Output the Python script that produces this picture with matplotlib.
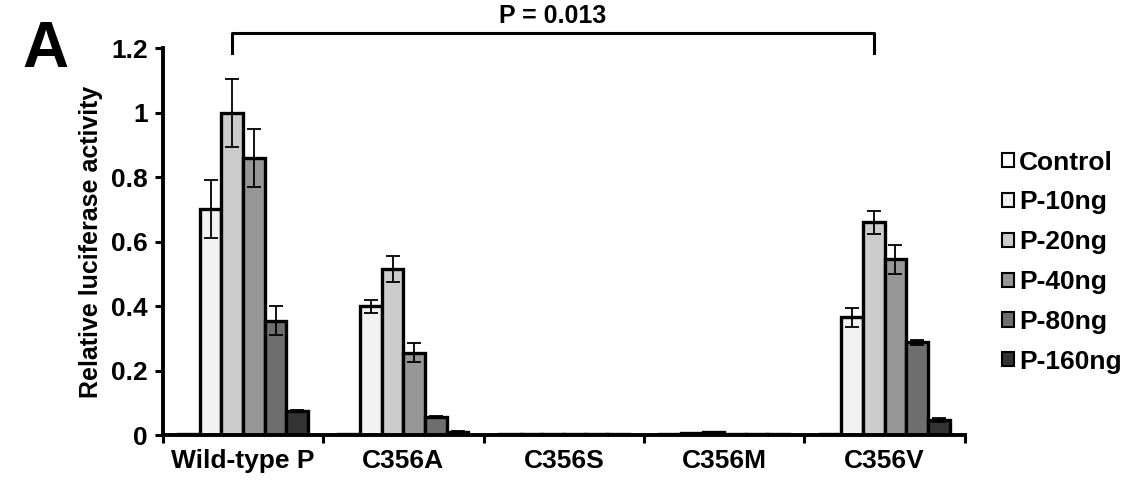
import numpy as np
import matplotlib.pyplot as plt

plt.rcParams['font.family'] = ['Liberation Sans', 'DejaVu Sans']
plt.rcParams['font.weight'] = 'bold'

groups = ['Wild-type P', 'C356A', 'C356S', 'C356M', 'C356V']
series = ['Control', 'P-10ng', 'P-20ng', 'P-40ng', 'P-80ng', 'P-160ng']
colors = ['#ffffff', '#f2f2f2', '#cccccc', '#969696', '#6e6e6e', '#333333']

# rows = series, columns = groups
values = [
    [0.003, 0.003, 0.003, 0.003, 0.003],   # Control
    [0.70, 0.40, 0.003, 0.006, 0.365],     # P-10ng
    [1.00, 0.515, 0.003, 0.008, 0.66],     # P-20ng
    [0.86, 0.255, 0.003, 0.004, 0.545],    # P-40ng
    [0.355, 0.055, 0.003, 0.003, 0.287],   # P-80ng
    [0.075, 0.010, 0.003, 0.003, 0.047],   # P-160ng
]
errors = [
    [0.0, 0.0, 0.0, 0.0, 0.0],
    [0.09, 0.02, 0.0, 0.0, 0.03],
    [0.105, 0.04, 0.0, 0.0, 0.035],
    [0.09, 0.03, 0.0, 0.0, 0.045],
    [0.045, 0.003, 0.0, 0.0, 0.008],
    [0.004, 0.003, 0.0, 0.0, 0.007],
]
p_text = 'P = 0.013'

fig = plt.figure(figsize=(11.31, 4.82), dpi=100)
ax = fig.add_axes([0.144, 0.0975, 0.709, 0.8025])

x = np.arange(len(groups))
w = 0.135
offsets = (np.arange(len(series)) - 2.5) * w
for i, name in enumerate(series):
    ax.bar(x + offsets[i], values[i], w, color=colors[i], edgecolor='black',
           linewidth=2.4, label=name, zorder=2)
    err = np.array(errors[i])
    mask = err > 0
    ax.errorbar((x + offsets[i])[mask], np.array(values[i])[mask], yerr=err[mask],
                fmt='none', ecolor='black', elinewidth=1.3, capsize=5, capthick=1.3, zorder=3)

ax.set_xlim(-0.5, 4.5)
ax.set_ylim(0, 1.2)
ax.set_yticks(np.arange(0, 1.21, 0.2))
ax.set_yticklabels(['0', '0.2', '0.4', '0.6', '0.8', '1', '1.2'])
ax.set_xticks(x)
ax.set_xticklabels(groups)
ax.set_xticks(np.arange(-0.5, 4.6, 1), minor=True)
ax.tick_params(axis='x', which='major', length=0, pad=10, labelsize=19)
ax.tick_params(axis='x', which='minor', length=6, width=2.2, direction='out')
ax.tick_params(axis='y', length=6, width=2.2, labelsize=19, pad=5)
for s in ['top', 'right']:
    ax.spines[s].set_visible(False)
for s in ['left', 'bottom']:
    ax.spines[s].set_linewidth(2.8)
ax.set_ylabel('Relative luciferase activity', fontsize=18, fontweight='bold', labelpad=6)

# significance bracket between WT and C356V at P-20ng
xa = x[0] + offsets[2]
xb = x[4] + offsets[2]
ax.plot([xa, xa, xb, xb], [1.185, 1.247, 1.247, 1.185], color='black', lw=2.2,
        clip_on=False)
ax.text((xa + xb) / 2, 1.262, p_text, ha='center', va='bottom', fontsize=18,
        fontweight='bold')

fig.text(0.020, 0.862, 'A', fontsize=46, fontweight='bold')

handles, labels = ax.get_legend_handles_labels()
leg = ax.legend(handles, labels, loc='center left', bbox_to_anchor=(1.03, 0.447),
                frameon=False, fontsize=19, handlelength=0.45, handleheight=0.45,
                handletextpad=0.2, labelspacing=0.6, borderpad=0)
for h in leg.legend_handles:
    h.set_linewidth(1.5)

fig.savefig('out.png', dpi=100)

---

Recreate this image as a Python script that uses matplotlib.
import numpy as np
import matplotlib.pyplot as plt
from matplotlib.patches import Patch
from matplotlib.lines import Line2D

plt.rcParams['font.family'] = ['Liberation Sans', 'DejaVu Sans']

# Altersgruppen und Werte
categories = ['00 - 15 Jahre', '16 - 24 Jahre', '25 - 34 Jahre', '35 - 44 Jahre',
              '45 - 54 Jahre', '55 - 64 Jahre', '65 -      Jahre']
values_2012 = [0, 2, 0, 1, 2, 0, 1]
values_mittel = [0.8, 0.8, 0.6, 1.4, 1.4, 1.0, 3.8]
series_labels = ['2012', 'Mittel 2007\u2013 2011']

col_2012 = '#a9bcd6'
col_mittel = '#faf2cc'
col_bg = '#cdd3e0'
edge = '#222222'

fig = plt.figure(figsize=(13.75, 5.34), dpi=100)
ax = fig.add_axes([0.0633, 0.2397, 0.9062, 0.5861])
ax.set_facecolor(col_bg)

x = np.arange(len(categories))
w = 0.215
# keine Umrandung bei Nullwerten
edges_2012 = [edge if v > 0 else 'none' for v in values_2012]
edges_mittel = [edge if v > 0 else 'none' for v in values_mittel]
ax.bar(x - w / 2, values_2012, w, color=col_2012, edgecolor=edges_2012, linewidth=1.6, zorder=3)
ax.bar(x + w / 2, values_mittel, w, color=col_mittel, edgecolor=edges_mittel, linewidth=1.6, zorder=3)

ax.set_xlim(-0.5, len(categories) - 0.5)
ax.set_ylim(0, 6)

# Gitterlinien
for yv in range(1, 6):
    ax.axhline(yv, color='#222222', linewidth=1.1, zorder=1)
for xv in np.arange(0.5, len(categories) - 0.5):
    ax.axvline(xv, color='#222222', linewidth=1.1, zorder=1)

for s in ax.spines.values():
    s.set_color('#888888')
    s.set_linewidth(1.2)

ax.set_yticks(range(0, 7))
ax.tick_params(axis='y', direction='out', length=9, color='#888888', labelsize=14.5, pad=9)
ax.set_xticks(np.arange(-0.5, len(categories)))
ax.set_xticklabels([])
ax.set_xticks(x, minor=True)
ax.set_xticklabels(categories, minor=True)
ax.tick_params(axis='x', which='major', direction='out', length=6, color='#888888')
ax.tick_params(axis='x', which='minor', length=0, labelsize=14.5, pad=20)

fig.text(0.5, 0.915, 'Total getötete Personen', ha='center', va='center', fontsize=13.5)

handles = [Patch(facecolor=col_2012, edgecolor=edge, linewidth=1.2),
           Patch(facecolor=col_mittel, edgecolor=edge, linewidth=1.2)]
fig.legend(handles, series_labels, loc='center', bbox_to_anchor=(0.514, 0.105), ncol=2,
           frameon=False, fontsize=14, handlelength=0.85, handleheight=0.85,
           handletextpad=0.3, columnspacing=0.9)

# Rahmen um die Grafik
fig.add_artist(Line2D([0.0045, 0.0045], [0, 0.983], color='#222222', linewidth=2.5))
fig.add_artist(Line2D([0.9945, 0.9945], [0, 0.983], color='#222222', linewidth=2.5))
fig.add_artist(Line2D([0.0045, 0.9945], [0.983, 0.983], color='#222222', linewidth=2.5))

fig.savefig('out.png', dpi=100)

* * *

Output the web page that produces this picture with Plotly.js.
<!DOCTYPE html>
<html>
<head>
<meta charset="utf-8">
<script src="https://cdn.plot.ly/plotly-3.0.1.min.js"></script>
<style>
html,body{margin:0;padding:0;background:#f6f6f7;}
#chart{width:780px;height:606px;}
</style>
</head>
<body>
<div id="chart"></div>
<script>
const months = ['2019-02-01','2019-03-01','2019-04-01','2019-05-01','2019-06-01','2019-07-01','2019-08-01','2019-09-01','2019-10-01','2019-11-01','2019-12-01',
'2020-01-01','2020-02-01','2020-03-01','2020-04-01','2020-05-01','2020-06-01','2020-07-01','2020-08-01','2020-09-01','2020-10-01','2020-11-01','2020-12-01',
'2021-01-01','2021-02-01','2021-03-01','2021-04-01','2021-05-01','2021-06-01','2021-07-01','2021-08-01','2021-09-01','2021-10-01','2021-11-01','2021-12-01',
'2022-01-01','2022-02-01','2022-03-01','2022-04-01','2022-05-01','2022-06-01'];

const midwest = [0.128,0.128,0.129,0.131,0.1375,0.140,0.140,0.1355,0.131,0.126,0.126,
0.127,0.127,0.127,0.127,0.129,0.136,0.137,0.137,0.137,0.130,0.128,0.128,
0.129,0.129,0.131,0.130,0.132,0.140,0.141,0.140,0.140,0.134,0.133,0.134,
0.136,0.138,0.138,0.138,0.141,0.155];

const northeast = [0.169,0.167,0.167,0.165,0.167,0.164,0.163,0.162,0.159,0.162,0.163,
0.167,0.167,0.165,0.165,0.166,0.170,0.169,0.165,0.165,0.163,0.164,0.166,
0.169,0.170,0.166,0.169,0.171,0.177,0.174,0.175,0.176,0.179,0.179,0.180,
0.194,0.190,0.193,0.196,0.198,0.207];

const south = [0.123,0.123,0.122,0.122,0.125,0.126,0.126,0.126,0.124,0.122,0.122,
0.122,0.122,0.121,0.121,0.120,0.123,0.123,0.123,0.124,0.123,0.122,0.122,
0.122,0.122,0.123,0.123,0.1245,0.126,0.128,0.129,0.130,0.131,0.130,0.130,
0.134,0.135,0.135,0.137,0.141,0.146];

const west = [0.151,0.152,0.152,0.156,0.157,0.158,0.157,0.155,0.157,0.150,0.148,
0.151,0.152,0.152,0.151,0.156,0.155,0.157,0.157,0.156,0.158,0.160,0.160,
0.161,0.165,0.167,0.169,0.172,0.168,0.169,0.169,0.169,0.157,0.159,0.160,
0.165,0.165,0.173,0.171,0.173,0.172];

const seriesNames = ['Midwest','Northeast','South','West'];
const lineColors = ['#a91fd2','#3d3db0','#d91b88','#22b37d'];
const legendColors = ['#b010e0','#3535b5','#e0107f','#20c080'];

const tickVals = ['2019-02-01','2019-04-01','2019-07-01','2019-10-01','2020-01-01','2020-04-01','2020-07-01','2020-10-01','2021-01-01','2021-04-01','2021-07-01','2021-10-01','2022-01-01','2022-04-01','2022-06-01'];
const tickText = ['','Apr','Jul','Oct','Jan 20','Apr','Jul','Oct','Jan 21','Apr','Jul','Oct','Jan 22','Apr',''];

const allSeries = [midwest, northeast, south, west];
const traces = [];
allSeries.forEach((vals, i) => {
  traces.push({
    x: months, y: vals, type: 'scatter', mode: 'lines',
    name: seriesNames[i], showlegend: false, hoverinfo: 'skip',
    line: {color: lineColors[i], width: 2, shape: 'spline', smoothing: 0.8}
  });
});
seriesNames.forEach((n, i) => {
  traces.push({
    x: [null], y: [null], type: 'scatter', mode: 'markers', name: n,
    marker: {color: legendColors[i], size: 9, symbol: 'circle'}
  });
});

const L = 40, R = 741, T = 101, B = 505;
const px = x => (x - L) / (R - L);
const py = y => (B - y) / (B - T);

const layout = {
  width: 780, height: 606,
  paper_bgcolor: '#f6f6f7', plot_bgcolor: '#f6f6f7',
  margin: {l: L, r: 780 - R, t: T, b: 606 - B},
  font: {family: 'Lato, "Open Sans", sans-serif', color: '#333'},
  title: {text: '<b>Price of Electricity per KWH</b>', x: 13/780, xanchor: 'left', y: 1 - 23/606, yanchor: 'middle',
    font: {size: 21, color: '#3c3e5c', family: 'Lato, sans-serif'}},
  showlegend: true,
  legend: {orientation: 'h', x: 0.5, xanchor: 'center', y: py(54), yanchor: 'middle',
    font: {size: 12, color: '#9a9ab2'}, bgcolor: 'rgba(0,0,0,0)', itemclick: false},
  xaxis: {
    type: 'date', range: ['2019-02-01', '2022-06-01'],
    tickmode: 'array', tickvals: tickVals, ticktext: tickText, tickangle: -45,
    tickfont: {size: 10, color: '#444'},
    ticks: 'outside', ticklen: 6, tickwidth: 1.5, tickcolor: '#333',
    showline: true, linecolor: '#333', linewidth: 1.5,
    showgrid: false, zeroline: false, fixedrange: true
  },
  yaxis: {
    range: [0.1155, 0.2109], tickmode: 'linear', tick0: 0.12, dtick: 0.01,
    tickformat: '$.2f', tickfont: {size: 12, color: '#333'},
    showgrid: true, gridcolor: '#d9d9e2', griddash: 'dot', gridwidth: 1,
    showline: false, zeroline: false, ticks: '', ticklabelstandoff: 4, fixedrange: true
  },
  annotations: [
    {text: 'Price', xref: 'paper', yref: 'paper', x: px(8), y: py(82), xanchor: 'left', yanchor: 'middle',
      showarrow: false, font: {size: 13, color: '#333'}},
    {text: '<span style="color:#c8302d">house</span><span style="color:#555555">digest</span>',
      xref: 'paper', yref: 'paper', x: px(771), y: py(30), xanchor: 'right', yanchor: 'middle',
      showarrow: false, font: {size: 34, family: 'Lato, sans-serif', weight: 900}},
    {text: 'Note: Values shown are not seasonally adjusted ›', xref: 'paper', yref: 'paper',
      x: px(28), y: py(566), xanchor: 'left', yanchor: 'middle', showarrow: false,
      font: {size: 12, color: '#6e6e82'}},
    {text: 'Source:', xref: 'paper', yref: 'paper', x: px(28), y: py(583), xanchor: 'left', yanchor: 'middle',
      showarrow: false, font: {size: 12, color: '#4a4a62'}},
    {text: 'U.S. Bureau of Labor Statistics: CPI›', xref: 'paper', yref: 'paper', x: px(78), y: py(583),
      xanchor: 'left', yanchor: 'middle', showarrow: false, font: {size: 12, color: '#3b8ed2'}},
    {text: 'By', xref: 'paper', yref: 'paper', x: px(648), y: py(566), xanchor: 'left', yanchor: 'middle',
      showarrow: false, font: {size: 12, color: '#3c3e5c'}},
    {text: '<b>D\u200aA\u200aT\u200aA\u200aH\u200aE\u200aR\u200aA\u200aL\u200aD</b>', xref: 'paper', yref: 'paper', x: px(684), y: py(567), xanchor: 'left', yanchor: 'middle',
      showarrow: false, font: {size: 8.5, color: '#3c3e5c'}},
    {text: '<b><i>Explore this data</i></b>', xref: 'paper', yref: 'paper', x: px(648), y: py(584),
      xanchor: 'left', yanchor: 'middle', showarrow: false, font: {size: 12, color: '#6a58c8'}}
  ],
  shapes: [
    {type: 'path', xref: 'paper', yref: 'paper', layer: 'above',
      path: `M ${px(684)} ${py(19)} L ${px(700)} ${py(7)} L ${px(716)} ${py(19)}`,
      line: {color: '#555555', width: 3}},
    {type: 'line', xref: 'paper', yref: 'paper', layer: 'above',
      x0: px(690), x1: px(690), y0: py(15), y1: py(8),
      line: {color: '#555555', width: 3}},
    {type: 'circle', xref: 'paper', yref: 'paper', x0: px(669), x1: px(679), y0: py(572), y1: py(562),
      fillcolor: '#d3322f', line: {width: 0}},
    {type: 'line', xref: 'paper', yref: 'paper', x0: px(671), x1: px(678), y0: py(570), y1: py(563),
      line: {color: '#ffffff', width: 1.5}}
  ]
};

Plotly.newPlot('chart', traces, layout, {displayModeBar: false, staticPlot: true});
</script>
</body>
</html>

### Stated exercise
Quote the lines above exactly, starting with the one that has "Output the Python" and ending with the one that has "plt.rcParams['font.weight'] = 'bold'"; drop the pictures and include nothing else.

### Completed task
Output the Python script that produces this picture with matplotlib.
import numpy as np
import matplotlib.pyplot as plt

plt.rcParams['font.family'] = ['Liberation Sans', 'DejaVu Sans']
plt.rcParams['font.weight'] = 'bold'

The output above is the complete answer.